After the government issues the new debt, its overall debt will be even higher than before. Unless its obligations that require cash payments are reduced, or unless it finds new sources of revenue, or unless the interest rates that it pays decline, the same situation will surely occur again and occur even faster because its overall debt will have risen. It will run short of cash to pay its obligations.
Suppose that you had a debt of $10,000 that required a payment of $500 in order to stave off your creditors’ seizing your assets. Suppose that you didn’t have the $500. One way out would be to borrow $500 from a new lender and use that $500 to pay off the old lenders. That buys you time. However, now you have debts of $10,500. You have to find ways of lowering this or else you will again be faced with an even worse situation.
You are approaching insolvency when you begin to run out of new lenders who are willing to add to your debt. The willing lenders dry up because they know that they have to get in line to get their promised payments while you continually seek out new borrowers, all the while making your situation worse and worse.
Knowing their precarious position, the new lenders are likely to demand rising default risk premiums.
That means they demand higher interest rates.
That means your cash payment obligations go up. That hastens your approach to insolvency.
Insolvency occurs when you cannot find enough cash from any source, even new lenders, in order to make required payments.

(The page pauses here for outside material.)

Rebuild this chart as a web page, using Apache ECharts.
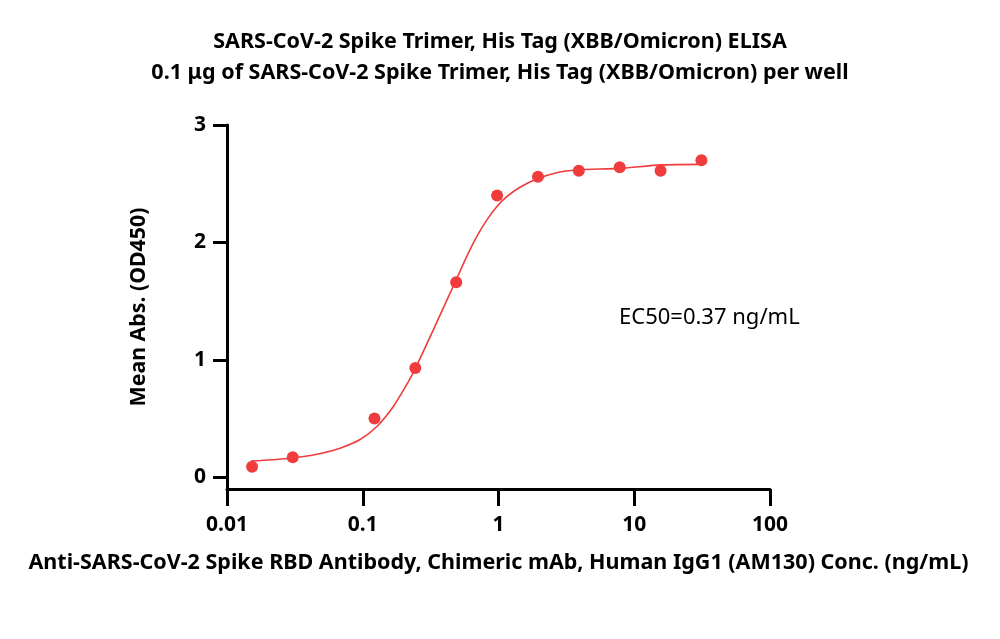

The U.S. is approaching insolvency, according to its Treasury Secretary. He didn’t put the matter in precisely that way, but he put it in words that are as close as you can get to it. He said that the U.S. would default, and its only way out at this moment is to issue more debt.
The increases in the debt limit have necessarily accompanied the increase in the government’s overall debt. Those increases have been especially astonishing in the last 10 years. The ceiling is now $14.29 trillion. The ceiling was $5.73 trillion in September of 2001. That’s a growth rate of over 10 percent a year.
A few months back, Laurence Kotlikoff wrote that "The U.S. is bankrupt." Using the government’s numbers properly labeled, he found that the U.S. fiscal gap, which is the difference between the present value of projected spending and revenues, is $202 trillion. An IMF study of the U.S. finances found that it would have to double taxes to close its fiscal gap. This is an impossibility. It would destroy the struggling economy.
Geithner’s statement confirms those of other analysts outside of the U.S. government.
According to Kotlikoff, the government’s sixty-year "massive Ponzi scheme" will end when there are not enough revenues to pay for Social Security, Medicare, and Medicaid. He sees large benefit cuts, large tax increases, and high inflation ahead when the government seeks to survive.
How will the U.S. extricate itself from this situation? That’s a matter of speculation because there are many interacting variables involved. There are lots of ifs, ands, and buts.